**EXERCISE REQUIREMENTS**
Exactly the lines from the line containing "Emit a component" through the line containing "import * as" are to be echoed, with both included and pictures left out.
--- START OF RECORDS SUPPLIED ---
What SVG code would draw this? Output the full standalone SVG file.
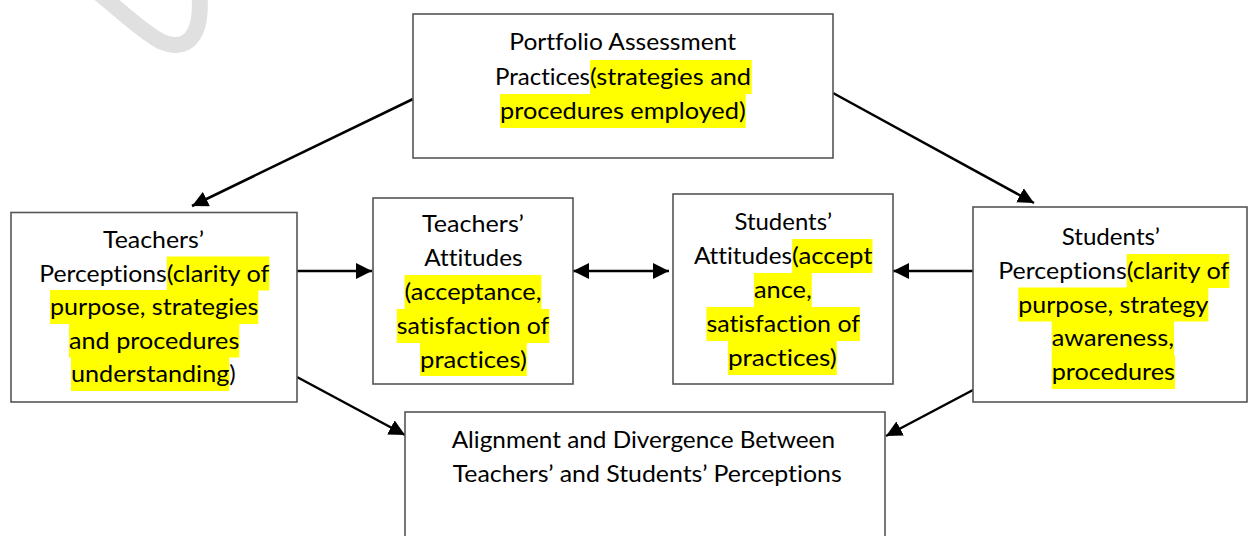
--- END OF RECORDS SUPPLIED ---
--- START OF RECORDS SUPPLIED ---
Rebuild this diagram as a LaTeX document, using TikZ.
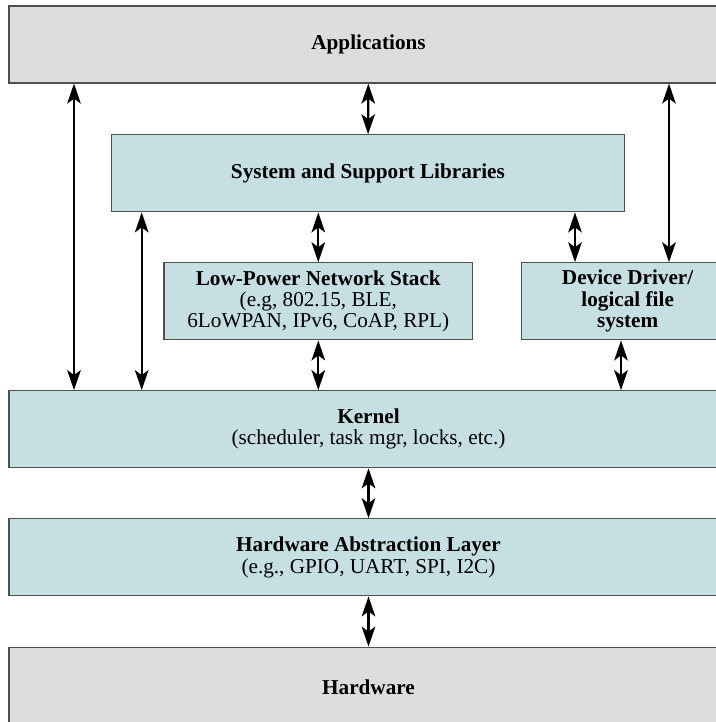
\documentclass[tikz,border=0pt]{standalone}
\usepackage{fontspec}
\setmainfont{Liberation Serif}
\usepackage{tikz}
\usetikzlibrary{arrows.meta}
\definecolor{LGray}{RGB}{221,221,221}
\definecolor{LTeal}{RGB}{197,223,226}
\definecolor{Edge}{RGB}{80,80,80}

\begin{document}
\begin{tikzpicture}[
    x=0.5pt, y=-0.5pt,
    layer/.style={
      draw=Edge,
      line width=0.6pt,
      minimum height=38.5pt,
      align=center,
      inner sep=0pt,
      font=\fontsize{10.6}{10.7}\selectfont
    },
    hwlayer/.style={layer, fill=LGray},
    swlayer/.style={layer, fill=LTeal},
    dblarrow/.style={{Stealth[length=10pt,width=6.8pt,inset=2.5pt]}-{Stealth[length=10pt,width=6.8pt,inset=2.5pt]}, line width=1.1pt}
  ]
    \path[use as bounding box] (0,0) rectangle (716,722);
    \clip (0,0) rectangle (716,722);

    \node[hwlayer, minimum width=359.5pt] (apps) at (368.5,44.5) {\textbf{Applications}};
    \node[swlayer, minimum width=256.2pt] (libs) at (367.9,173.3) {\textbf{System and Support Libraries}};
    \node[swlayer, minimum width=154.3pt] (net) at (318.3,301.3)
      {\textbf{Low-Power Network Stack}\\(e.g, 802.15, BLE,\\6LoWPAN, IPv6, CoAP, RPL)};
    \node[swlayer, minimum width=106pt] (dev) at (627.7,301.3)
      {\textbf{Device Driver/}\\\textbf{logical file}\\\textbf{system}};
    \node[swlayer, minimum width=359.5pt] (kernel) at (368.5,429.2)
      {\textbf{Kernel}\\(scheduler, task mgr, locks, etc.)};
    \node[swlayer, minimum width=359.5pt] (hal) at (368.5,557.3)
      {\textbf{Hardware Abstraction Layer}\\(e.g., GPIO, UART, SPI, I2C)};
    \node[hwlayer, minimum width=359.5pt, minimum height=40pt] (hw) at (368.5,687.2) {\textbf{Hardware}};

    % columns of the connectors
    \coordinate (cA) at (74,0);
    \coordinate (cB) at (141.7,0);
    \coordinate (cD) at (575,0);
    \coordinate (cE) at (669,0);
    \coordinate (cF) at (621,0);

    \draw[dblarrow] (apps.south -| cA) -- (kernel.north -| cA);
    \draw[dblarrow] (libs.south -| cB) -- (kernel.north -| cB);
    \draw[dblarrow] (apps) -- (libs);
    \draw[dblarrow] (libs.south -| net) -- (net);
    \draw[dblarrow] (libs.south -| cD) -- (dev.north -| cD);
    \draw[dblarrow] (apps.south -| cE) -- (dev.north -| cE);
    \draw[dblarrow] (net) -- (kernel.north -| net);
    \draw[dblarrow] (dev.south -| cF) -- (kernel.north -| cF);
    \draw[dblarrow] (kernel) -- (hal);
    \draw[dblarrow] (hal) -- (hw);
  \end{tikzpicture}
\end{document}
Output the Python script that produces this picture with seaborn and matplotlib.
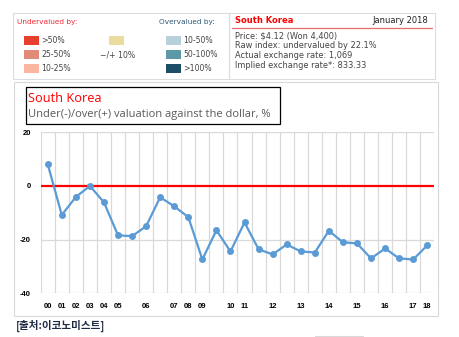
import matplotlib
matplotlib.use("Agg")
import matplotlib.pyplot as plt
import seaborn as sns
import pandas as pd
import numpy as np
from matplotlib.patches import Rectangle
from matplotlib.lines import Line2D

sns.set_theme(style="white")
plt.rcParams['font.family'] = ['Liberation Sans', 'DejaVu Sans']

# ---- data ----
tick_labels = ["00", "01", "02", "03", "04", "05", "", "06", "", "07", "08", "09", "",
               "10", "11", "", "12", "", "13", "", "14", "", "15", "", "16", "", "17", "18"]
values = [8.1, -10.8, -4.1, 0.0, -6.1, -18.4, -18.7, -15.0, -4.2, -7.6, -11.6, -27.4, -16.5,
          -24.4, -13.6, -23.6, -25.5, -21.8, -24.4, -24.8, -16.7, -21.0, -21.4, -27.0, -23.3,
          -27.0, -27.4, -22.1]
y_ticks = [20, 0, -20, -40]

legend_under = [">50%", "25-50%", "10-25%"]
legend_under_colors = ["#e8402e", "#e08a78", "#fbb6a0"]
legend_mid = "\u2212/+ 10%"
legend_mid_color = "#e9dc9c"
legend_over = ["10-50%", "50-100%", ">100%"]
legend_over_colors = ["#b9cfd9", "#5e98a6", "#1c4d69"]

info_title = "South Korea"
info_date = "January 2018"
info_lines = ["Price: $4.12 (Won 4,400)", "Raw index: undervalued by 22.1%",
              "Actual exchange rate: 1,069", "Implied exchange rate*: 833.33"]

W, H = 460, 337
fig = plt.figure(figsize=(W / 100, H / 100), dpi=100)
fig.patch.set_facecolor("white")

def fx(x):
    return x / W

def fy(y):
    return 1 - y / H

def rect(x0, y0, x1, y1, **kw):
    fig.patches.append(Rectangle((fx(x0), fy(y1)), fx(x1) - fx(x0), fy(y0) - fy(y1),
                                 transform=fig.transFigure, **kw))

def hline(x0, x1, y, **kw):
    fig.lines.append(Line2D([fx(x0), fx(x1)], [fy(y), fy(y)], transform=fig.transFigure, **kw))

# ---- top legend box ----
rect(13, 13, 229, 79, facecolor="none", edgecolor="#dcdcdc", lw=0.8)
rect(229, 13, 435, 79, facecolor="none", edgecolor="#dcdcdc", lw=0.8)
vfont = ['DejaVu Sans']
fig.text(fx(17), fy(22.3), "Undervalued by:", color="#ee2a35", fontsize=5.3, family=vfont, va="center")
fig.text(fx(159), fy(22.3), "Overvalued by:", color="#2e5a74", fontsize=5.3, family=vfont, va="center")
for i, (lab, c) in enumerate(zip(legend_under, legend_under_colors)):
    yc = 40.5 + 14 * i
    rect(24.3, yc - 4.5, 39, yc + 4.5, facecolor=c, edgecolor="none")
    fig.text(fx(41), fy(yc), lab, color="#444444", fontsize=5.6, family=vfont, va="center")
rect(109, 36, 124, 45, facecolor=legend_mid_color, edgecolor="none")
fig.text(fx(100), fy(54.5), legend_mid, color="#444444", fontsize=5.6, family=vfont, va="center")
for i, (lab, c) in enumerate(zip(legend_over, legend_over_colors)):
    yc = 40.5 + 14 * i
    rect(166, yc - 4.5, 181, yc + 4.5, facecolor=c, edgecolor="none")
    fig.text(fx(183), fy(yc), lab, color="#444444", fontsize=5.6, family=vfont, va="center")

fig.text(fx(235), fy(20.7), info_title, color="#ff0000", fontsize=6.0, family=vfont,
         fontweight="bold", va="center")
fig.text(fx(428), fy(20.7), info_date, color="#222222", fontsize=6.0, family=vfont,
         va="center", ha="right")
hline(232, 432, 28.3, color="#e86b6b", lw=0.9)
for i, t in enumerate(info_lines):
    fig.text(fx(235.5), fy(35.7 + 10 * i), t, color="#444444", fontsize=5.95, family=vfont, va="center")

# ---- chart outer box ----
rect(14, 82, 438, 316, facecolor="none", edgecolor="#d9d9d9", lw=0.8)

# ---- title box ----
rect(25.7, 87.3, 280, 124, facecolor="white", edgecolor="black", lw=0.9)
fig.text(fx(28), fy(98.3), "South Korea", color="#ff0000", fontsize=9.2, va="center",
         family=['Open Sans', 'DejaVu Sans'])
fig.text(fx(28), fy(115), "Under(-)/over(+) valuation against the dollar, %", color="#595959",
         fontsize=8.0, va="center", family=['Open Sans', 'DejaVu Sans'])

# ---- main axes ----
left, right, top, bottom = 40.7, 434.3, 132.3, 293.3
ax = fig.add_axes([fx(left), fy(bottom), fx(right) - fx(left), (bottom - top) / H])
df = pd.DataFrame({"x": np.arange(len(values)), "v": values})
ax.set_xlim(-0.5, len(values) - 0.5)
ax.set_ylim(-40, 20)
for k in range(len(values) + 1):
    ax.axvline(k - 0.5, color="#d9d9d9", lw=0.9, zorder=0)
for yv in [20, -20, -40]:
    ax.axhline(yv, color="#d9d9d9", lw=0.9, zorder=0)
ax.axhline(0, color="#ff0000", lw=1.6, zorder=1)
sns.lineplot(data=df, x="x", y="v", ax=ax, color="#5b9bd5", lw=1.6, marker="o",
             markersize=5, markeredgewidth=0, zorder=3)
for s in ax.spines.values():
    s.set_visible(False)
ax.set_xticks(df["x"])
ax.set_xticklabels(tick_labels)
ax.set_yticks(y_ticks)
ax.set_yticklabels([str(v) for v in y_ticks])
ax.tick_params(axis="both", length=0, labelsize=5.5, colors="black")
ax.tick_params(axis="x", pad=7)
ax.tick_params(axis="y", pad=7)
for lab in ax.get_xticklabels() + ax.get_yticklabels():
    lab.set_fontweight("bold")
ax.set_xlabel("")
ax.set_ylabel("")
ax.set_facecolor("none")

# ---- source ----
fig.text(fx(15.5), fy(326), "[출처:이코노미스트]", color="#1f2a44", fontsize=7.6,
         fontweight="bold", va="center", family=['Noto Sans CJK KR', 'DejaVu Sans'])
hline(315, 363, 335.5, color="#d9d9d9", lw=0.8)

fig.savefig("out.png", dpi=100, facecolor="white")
--- END OF RECORDS SUPPLIED ---
--- START OF RECORDS SUPPLIED ---
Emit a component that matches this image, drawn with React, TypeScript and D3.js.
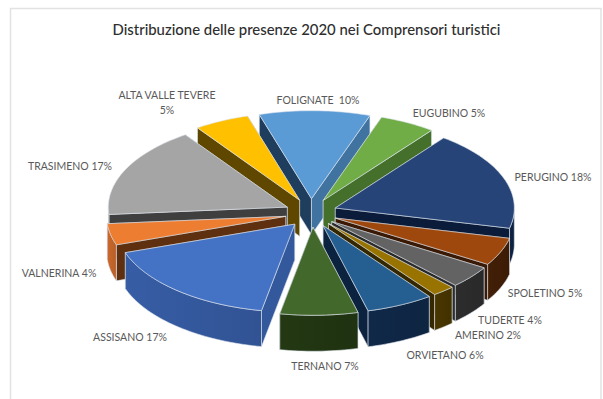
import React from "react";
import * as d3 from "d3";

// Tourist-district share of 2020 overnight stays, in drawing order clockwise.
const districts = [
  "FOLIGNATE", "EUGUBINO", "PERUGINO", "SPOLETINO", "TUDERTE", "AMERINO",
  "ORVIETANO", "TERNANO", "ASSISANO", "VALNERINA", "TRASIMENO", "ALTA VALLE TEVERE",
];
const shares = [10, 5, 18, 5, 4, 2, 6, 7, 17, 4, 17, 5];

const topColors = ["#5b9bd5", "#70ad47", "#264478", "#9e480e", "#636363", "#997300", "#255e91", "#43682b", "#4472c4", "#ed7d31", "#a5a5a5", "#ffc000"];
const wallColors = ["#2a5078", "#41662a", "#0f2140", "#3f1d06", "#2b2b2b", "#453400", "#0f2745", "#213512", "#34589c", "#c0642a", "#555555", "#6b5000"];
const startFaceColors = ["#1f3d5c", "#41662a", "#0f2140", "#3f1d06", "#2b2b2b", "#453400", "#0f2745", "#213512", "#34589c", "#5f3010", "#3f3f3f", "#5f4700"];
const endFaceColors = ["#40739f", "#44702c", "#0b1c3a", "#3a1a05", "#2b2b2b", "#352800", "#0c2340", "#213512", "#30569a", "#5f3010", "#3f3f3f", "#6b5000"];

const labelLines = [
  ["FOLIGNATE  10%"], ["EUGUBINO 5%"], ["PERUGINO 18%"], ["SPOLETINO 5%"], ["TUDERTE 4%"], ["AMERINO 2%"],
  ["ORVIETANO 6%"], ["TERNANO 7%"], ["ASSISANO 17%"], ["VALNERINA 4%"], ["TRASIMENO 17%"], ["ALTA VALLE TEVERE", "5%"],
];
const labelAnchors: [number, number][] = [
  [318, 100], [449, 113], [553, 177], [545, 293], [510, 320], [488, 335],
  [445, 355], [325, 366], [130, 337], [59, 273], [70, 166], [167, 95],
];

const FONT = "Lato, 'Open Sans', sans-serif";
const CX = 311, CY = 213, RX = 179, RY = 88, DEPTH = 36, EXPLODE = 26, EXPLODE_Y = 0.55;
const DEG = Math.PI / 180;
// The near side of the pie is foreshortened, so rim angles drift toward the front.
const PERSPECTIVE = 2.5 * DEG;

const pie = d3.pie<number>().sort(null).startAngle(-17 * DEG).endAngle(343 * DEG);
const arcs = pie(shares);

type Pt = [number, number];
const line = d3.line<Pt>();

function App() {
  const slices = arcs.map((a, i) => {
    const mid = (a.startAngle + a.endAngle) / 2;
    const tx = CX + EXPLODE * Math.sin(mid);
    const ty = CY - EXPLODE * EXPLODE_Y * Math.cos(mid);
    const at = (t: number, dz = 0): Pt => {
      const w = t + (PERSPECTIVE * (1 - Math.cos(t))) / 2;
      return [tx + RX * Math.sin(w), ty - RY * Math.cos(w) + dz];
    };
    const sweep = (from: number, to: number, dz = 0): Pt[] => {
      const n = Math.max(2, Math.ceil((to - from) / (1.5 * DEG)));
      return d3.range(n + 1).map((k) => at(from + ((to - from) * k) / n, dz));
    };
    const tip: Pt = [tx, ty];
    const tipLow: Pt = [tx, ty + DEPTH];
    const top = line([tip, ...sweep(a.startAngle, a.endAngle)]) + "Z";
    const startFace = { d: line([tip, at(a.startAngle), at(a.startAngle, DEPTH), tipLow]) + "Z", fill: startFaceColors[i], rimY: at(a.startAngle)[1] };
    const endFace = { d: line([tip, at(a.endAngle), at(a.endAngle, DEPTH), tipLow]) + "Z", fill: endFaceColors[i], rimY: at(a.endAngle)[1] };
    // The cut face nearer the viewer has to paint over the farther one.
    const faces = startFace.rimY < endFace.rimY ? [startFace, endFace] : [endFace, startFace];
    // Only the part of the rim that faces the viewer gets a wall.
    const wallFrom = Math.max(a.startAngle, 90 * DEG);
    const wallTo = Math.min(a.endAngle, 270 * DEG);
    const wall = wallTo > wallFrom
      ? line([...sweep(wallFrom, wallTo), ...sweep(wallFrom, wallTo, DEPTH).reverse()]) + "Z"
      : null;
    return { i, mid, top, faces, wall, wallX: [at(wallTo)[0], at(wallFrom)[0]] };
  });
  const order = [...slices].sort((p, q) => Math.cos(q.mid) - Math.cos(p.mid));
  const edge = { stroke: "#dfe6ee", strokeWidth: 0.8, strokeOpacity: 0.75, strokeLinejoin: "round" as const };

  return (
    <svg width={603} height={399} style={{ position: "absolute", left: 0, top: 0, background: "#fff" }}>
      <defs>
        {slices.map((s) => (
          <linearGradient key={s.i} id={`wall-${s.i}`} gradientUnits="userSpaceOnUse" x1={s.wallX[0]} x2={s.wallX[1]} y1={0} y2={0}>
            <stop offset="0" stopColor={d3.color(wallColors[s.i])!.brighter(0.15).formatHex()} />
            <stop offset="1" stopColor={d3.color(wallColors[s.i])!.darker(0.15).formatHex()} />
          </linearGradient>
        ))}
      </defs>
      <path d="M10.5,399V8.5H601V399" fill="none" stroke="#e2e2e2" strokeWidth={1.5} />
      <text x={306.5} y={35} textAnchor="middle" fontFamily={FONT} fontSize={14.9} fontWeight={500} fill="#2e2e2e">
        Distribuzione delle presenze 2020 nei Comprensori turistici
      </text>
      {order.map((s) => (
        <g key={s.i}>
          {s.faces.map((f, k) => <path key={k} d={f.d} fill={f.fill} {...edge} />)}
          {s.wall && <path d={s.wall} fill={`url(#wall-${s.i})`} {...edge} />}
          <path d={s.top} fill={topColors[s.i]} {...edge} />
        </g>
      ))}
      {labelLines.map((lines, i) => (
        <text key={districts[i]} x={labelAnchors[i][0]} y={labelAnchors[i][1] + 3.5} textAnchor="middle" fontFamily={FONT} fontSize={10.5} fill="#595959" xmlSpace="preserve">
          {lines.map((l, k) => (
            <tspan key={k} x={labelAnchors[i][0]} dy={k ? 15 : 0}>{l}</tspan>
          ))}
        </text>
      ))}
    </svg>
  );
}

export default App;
--- END OF RECORDS SUPPLIED ---
**RESULT BELOW**
Emit a component that matches this image, drawn with React, TypeScript and D3.js.
import React from "react";
import * as d3 from "d3";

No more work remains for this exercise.